The Angels should have a great rotation on paper, but Dan Haren is having a Lincecum-lite season and Ervin Santana is having the full, unlocked Lincecum season. There really shouldn't have been a lot of expectations when it came to Jerome Williams and Garrett Richards, who have both been perfectly acceptable, but they aren't exactly exciting.
They have players to deal, and they could even deal a displaced Richards along with a prospect or two. Shortstop Jean Segura seems like he has that perfect balance of prospect pedigree to decent-not-overwhelming performance that usually goes in deals for the really good pending free agents.
Technically, Ryan Dempster is having the better season when it comes to preventing runs, but if the Braves were thinking about trading Randall Delgado for three months of Dempster, they'll certainly consider using him to start a package for three months of Greinke. The Braves have the prospects, they still would have a strong core of young pitching even after a trade, and they have an acute need for someone to pitch as well as they probably figured Tommy Hanson was going to.
Plus, Greinke would be in a rotation with Ben Sheets, so Brewers fans would have a team to kinda sorta root for in the playoffs.
This is it. The obvious fit. It makes too much sense. The Rangers have prospects to burn. They have youth in the rotation, and a lineup with several players under contract for the next several years. They'll eventually be in a spot where they can get all sorts of help with a trade, as Elvis Andrus and Jurickson Profar has a chance to be the McCovey/Cepeda decision of this era, so it's not like the Rangers can look at any of their other prospects and think, "No, we need that guy. Part of our plans, without a doubt."
The Rangers having Greinke or Hamels as the #1 in the playoffs, with Yu Darvish as the #2, and then Derek Holland and Colby Lewis (in whichever order you prefer) as the 3 and 4, with Neftali Feliz, Alexi Ogando, Mike Adams, Koji Uehara, Matt Harrison, and Robbie Ross setting the table for Joe Nathan means that they would have the best pitching staff of any team in the playoffs, to go with having the best lineup in baseball. In that scenario, Texas goes into the playoffs as the favorite to win it all.

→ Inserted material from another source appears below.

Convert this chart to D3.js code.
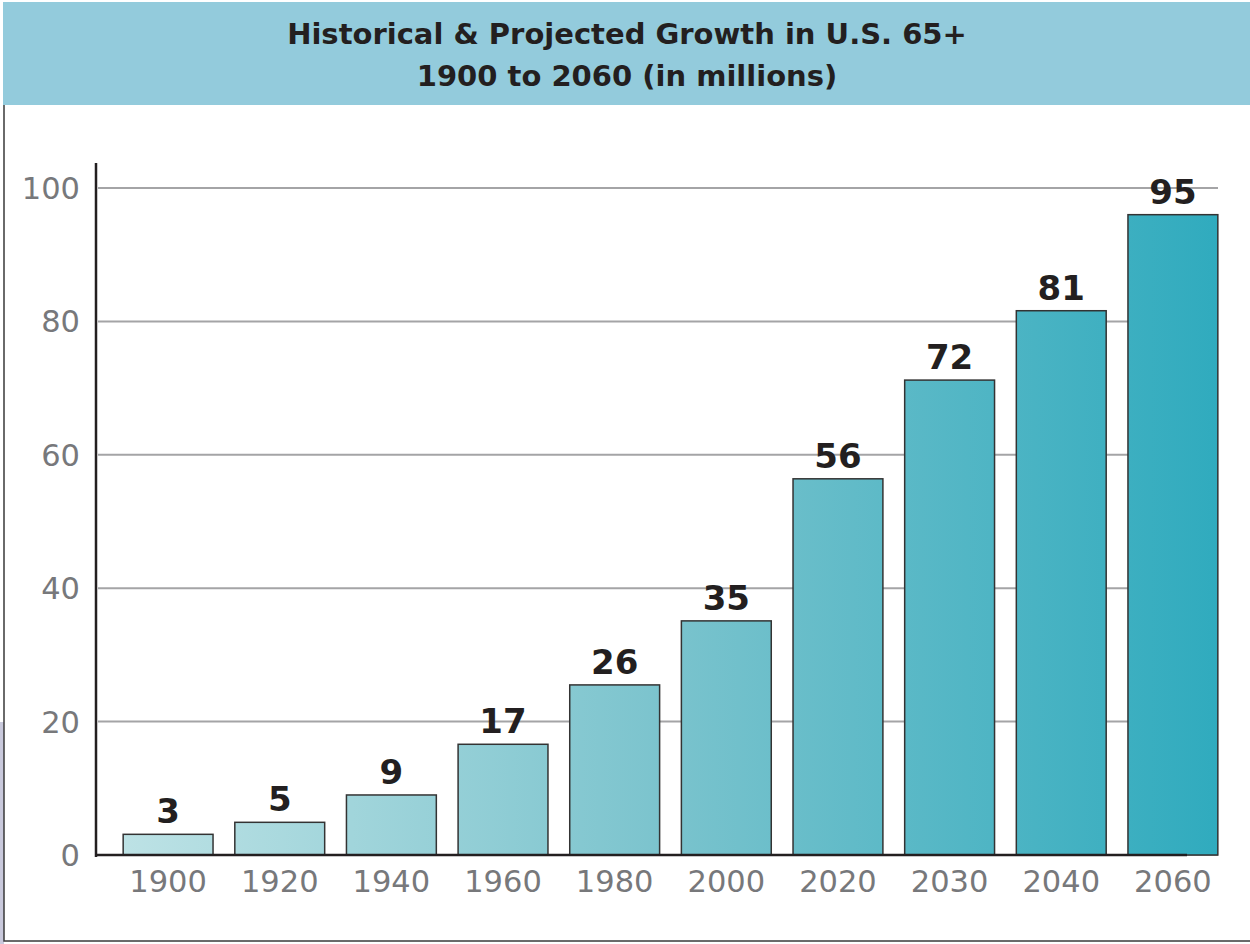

The bad news is that Lewis is out for the year, but Oswalt is a decent consolation prize. A Greinke deal really would make the Rangers the favorites. Which means that the Rangers go into the playoffs with a 17-percent chance of winning it all instead of a 12.5-percent chance like everyone else, but the Rangers are in a great spot to take risks.
Mystery team. Seriously, stop it. You just spent, what, three minutes reading that? It's going to be a mystery team. The Orioles, for instance. Dodgers wouldn't qualify, but the Red Sox would. Imagine the Red Sox trading Xander Bogaerts and Jackie Bradley for two months of Greinke and then falling out of the race the very next week. Come on. You can totally picture it.
It's probably the Rangers. But beware the mystery team.